The challenge for navies, Mr. Düsing states, is that the propagation ranges for V/UHF communications can be in the order of tens of kilometres. This means that navies must get as close to the shore as possible to gather COMINT on such transmissions. Gathering intelligence on cellphone transmissions, even when this close to the shore, can be challenging, Mr. Düsing continues, without having a specialised antenna. Such equipment is usually the preserve of dedicated naval SIGINT collection vessels like the Marine Nationale’s (French Navy) Dupuy de Lôme or the Marina Militare’s (Italian Navy) Elettra. As Klaus Weighardt, vice president and director of sales and marketing at Saab’s Medav division states: “Today warships and submarines have a limited level of COMINT Systems on board, as a fully comprehensive suite of system is typically carried by SIGINT ships operated by intelligence services.”

This does not stop naval combatants equipped with standard COMINT equipment playing a valuable role in gathering strategic COMINT, particularly regarding HF or V/UHF commercial or military radios being used in a sprawling metropolis. Mr. Düsing states that, to be effective, naval COMINT systems used in these and other environments must use receivers with a low noise figure. He says that PLATH offers naval COMINT systems with noise figures as low as six decibels: “We must be able to hear a very weak signal across a very large distance: The lower the noise figure, the wider the detection range.” Other key requirements are a need to have a good dynamic range and wide instantaneous bandwidth to cope with the saturation which accompanies the urban electromagnetic environment. Mr. Weighardt agrees, stressing the need “to provide enough real-time bandwidth to intercept modern communications signals.” He adds that it will be imperative for naval COMINT systems to accommodate the migration of some telecommunications into higher parts of the electromagnetic spectrum: “Due to the extension in frequency ranges used for communication signals, modern COMINT equipment will need to be able to process much higher frequency signals and cross correlate target signals that share the spectrum with other types of signals like radars.”

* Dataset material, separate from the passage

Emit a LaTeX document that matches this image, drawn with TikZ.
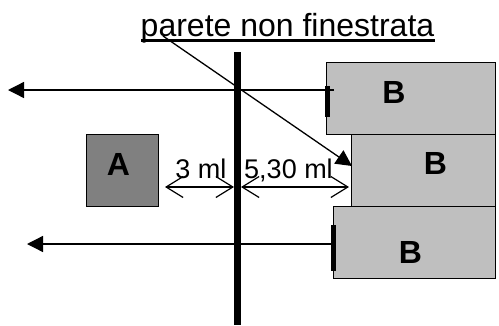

Furthermore ease of upgrade and a modular construction and architecture, Mr. Düsing continues, are both a sine qua non. Rohde and Schwarz posit that the need to share COMINT and fuse it with other intelligence is also paramount: “The system must allow data fusion with intercepted data from other sensors, including radar and the radar electronic support measure. It must be possible to transfer data automatically to the command system for assisting targeting.” New innovations should also be embraced to ease the analytical task of interpreting the torrents of COMINT that these systems will collect from the shore: “Artificial intelligence and other new digital technologies can definitely help navies by enabling COMINT operators make smarter decisions in real time,” Thales’ statement continues.

The spectrum will become increasingly congested around the world’s coastal cities, reflecting global demographic changes. Fortunately, navies have the tools at their disposal to keep tabs on how the fish swimming in the sea of the population is communicating.